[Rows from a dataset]
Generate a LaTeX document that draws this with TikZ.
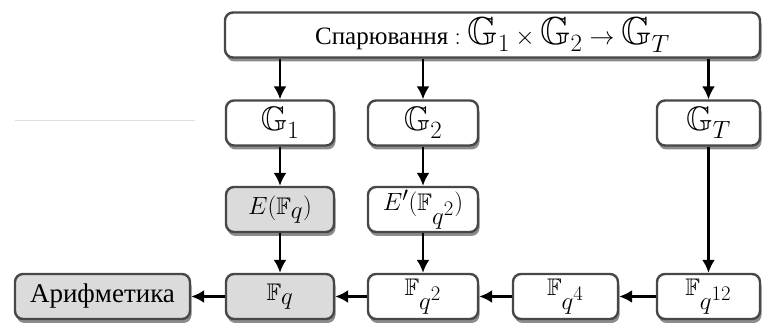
\documentclass[tikz,border=0pt]{standalone}
\usepackage{amssymb}
\usepackage{fontspec}
\setmainfont{Liberation Serif}
\usetikzlibrary{arrows.meta,shadows}
\newcommand\smallF{\mbox{\fontsize{24}{26}\selectfont$\mathbb{F}$}}
\tikzset{
  box/.style={draw=black!72, line width=2.4pt, rounded corners=8pt, fill=white,
    minimum height=45pt, inner sep=0pt, font=\fontsize{34}{38}\selectfont,
    drop shadow={shadow xshift=1.5pt, shadow yshift=-4pt, opacity=0.45, fill=black}},
  greybox/.style={box, fill=black!14},
  arr/.style={-{Latex[length=13pt,width=13pt]}, line width=2.2pt, black},
}
\begin{document}
\begin{tikzpicture}[x=1pt,y=-1pt]
\useasboundingbox (0,0) rectangle (763,323);
\draw[black!12, line width=0.6pt] (15,120) -- (195,120);
\node[box, minimum width=535pt, font=\fontsize{25}{28}\selectfont] (top) at (492.5,35)
  {Спарювання {\fontsize{39}{42}\selectfont$:\mathbb{G}_1\times\mathbb{G}_2\rightarrow\mathbb{G}_T$}};
\node[box, minimum width=108pt] (G1) at (280,123) {$\mathbb{G}_1$};
\node[box, minimum width=110pt] (G2) at (423,123) {$\mathbb{G}_2$};
\node[box, minimum width=103pt] (GT) at (708.5,123) {$\mathbb{G}_T$};
\node[greybox, minimum width=108pt, font=\fontsize{31}{34}\selectfont] (E1) at (280,209.5) {$E(\smallF_{\textstyle q})$};
\node[box, minimum width=110pt, font=\fontsize{31}{34}\selectfont] (E2) at (423,209.5) {$E'(\smallF_{\textstyle q^2})$};
\node[greybox, minimum width=175pt, font=\fontsize{27}{30}\selectfont] (ar) at (102.5,296.5) {Арифметика};
\node[greybox, minimum width=108pt, font=\fontsize{31}{34}\selectfont] (F1) at (280,296.5) {$\smallF_{\textstyle q}$};
\node[box, minimum width=110pt, font=\fontsize{31}{34}\selectfont] (F2) at (423,296.5) {$\smallF_{\textstyle q^2}$};
\node[box, minimum width=105pt, font=\fontsize{31}{34}\selectfont] (F4) at (565.5,296.5) {$\smallF_{\textstyle q^4}$};
\node[box, minimum width=103pt, font=\fontsize{31}{34}\selectfont] (F12) at (708.5,296.5) {$\smallF_{\textstyle q^{12}}$};
\draw[arr] (G1 |- top.south) -- (G1.north);
\draw[arr] (G2 |- top.south) -- (G2.north);
\draw[arr] (GT |- top.south) -- (GT.north);
\draw[arr] (G1.south) -- (E1.north);
\draw[arr] (G2.south) -- (E2.north);
\draw[arr] (E1.south) -- (F1.north);
\draw[arr] (E2.south) -- (F2.north);
\draw[arr] (GT.south) -- (F12.north);
\draw[arr] (F12.west) -- (F4.east);
\draw[arr] (F4.west) -- (F2.east);
\draw[arr] (F2.west) -- (F1.east);
\draw[arr] (F1.west) -- (ar.east);
\end{tikzpicture}
\end{document}
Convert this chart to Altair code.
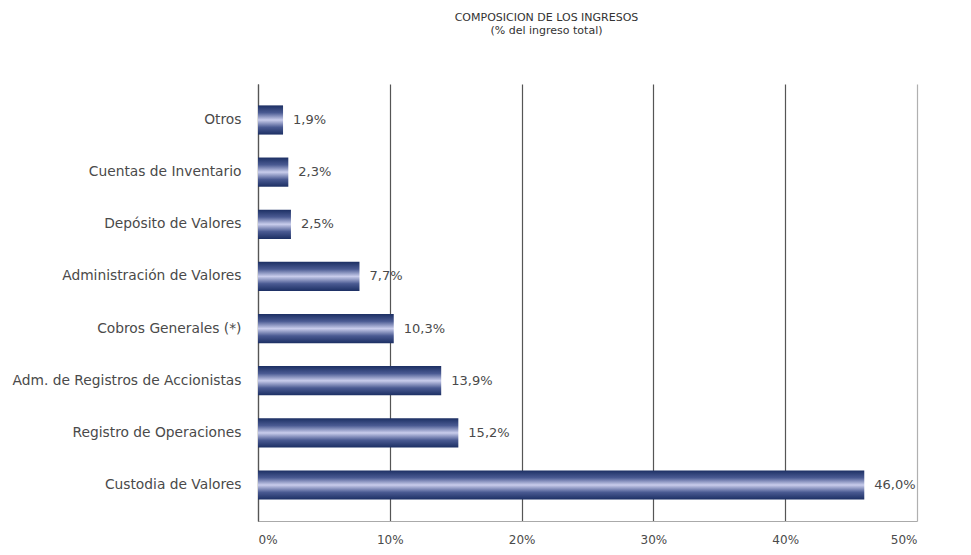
import altair as alt
import pandas as pd

categories = [
    "Otros",
    "Cuentas de Inventario",
    "Depósito de Valores",
    "Administración de Valores",
    "Cobros Generales (*)",
    "Adm. de Registros de Accionistas",
    "Registro de Operaciones",
    "Custodia de Valores",
]
values = [1.9, 2.3, 2.5, 7.7, 10.3, 13.9, 15.2, 46.0]
labels = ["1,9%", "2,3%", "2,5%", "7,7%", "10,3%", "13,9%", "15,2%", "46,0%"]
x_ticks = [0, 10, 20, 30, 40, 50]

df = pd.DataFrame({"cat": categories, "val": values, "lab": labels})

FONT = "DejaVu Sans, sans-serif"
TXT = "#4a4a4a"

y_enc = alt.Y(
    "cat:N",
    sort=categories,
    title=None,
    scale=alt.Scale(paddingInner=0.44, paddingOuter=0.41),
    axis=alt.Axis(
        domain=True, domainColor="#555555", domainWidth=1.2,
        ticks=False, labelPadding=17, labelFont=FONT, labelFontSize=13.8,
        labelColor=TXT, grid=False, labelLimit=300,
    ),
)

x_enc = alt.X(
    "val:Q",
    title=None,
    scale=alt.Scale(domain=[0, 50], nice=False),
    axis=alt.Axis(
        values=x_ticks,
        labelExpr="datum.value + '%'",
        domain=True, domainColor="#aaaaaa", domainWidth=1.2,
        ticks=False, labelPadding=13, labelFont=FONT, labelFontSize=12,
        labelColor=TXT,
        grid=True,
        gridColor=alt.condition(alt.datum.value == 50, alt.value("#b0b0b0"), alt.value("#555555")),
        gridWidth=1.2,
    ),
)

grad = alt.Gradient(
    gradient="linear",
    x1=0, x2=0, y1=0, y2=1,
    stops=[
        alt.GradientStop(color="#1c2f63", offset=0),
        alt.GradientStop(color="#4a5a92", offset=0.25),
        alt.GradientStop(color="#c9cdec", offset=0.5),
        alt.GradientStop(color="#4a5a92", offset=0.75),
        alt.GradientStop(color="#1c2f63", offset=1),
    ],
)

bars = alt.Chart(df).mark_bar(color=grad).encode(y=y_enc, x=x_enc)

text = alt.Chart(df).mark_text(
    align="left", baseline="middle", dx=10, font=FONT, fontSize=13, color=TXT
).encode(y=alt.Y("cat:N", sort=categories), x="val:Q", text="lab:N")

chart = (
    alt.layer(bars, text)
    .properties(
        width=659,
        height=437,
        background="white",
        autosize=alt.AutoSizeParams(type="none"),
        padding={"left": 250, "top": 76, "right": 46, "bottom": 26},
        title=alt.TitleParams(
            text=["COMPOSICION DE LOS INGRESOS", "(% del ingreso total)"],
            anchor="middle",
            dx=-41,
            offset=48,
            font=FONT,
            fontSize=11,
            fontWeight="normal",
            color="#333333",
            lineHeight=13,
            align="center",
        ),
    )
    .configure_view(strokeWidth=0, strokeOpacity=0)
)

chart.save("out.html", embed_options={"renderer": "svg", "actions": False})
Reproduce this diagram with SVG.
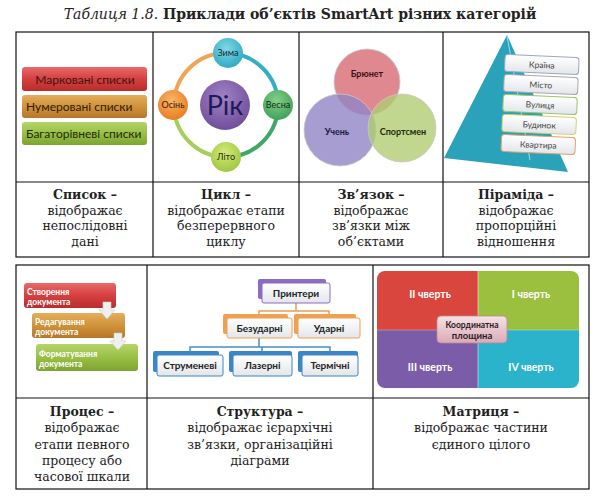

The task: Above are some records; quote exactly and only the lines that begin at the line containing "Convert this chart to Altair code." and stop after the line containing "import pandas as pd", leaving out the pictures.

Written answer:
Convert this chart to Altair code.
import altair as alt
import pandas as pd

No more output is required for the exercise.